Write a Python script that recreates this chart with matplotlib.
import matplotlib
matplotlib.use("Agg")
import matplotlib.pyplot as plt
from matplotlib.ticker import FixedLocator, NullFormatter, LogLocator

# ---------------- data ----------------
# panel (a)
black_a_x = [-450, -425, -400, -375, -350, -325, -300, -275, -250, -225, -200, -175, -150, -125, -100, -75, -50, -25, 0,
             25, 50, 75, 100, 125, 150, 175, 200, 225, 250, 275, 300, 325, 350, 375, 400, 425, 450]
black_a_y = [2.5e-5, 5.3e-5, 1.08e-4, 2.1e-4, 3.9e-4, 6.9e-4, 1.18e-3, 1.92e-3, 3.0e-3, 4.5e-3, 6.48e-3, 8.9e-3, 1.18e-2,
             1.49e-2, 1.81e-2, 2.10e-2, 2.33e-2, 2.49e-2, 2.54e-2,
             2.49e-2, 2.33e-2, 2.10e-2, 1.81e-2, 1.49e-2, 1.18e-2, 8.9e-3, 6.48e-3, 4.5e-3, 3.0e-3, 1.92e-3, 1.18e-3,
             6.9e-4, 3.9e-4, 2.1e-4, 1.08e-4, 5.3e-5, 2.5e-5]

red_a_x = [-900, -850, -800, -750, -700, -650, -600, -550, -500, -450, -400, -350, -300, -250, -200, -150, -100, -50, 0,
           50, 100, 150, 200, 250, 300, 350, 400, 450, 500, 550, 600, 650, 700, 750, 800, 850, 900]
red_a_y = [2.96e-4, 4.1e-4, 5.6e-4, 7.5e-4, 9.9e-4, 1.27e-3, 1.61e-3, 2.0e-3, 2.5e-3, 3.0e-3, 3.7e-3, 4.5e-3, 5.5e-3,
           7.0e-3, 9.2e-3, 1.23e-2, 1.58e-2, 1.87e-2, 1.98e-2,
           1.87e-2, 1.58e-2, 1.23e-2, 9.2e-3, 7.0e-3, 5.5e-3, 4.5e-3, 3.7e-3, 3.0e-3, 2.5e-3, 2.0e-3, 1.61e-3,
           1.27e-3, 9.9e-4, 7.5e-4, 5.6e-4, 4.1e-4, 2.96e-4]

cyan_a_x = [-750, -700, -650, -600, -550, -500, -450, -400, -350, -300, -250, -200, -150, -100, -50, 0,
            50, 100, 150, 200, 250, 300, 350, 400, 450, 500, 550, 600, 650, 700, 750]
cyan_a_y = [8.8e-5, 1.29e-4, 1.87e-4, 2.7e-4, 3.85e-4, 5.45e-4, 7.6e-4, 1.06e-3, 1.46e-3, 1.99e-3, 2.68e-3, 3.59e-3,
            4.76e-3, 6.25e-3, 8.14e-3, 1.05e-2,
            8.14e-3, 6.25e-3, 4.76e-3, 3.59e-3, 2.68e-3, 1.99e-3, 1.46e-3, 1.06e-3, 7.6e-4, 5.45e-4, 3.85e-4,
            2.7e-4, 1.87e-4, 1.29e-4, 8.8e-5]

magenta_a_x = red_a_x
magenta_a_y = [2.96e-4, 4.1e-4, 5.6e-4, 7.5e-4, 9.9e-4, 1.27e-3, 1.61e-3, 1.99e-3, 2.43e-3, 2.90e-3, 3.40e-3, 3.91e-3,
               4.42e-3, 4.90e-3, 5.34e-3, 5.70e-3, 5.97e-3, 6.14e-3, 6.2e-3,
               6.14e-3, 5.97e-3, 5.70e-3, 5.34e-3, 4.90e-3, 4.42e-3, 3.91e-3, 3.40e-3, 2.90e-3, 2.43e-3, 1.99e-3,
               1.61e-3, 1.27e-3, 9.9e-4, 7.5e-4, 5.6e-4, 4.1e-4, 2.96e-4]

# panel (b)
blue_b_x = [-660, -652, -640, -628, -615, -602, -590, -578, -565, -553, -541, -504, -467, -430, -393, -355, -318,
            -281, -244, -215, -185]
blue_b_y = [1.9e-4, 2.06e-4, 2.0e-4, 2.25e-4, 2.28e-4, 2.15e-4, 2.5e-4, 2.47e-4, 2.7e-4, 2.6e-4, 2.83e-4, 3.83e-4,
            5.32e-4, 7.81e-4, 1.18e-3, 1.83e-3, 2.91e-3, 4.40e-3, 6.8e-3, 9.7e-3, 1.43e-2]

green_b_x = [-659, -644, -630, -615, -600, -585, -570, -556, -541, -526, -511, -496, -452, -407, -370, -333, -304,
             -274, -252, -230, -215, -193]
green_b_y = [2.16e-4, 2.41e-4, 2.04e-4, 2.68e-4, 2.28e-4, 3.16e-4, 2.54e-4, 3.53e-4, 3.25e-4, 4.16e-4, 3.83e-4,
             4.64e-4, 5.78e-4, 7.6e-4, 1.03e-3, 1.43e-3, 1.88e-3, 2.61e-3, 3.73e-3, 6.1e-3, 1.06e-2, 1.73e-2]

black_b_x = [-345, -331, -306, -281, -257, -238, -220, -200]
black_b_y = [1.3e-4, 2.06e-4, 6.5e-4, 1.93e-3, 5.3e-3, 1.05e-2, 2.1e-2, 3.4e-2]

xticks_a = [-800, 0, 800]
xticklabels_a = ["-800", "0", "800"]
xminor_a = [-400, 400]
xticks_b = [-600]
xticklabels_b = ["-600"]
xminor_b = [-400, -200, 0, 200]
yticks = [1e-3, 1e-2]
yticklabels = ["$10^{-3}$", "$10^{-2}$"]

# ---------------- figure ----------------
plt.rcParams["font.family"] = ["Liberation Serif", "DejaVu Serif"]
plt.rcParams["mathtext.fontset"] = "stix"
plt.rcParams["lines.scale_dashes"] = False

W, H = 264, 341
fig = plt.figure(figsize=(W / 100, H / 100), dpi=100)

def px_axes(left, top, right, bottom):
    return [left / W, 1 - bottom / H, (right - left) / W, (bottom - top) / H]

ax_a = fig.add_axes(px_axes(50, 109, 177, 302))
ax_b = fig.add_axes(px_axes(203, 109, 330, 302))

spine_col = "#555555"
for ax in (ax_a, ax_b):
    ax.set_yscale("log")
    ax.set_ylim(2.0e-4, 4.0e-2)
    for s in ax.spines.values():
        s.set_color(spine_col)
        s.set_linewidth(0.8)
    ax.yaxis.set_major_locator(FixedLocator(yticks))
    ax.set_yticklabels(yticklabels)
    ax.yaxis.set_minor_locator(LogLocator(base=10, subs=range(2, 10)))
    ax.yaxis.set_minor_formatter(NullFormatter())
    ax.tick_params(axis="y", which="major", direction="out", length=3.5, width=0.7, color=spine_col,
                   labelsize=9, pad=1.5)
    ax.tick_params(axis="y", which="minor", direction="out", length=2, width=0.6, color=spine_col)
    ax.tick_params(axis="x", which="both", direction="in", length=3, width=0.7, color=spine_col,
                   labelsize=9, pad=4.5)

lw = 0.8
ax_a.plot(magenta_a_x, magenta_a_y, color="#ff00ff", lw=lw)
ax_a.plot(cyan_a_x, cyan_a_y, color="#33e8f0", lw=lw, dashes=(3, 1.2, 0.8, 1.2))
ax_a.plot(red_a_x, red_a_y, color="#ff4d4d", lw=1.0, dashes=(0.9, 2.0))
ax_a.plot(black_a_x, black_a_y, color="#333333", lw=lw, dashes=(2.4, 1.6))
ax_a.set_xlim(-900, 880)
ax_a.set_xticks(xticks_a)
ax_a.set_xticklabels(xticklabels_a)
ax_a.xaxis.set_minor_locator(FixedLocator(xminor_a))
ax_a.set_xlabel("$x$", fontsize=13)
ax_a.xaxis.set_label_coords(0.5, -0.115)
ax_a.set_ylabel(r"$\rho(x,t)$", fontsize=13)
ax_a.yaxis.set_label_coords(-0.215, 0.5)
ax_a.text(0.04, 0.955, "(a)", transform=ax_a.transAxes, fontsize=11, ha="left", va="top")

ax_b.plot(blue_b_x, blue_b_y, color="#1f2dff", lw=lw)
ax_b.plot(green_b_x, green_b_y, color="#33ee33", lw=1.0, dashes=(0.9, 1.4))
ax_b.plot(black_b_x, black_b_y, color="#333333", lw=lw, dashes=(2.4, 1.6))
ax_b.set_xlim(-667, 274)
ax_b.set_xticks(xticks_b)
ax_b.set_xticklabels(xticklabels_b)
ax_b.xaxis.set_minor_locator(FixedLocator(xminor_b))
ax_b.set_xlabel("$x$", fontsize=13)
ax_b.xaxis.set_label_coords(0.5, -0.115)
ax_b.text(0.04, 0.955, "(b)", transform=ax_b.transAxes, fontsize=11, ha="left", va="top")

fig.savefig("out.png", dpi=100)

===============

• _TO DO_:
Copy out the listing above, line by line and exactly, from its first line to the line holding "from matplotlib.ticker import", inclusive.

• _RESPONSE_:
Write a Python script that recreates this chart with matplotlib.
import matplotlib
matplotlib.use("Agg")
import matplotlib.pyplot as plt
from matplotlib.ticker import FixedLocator, NullFormatter, LogLocator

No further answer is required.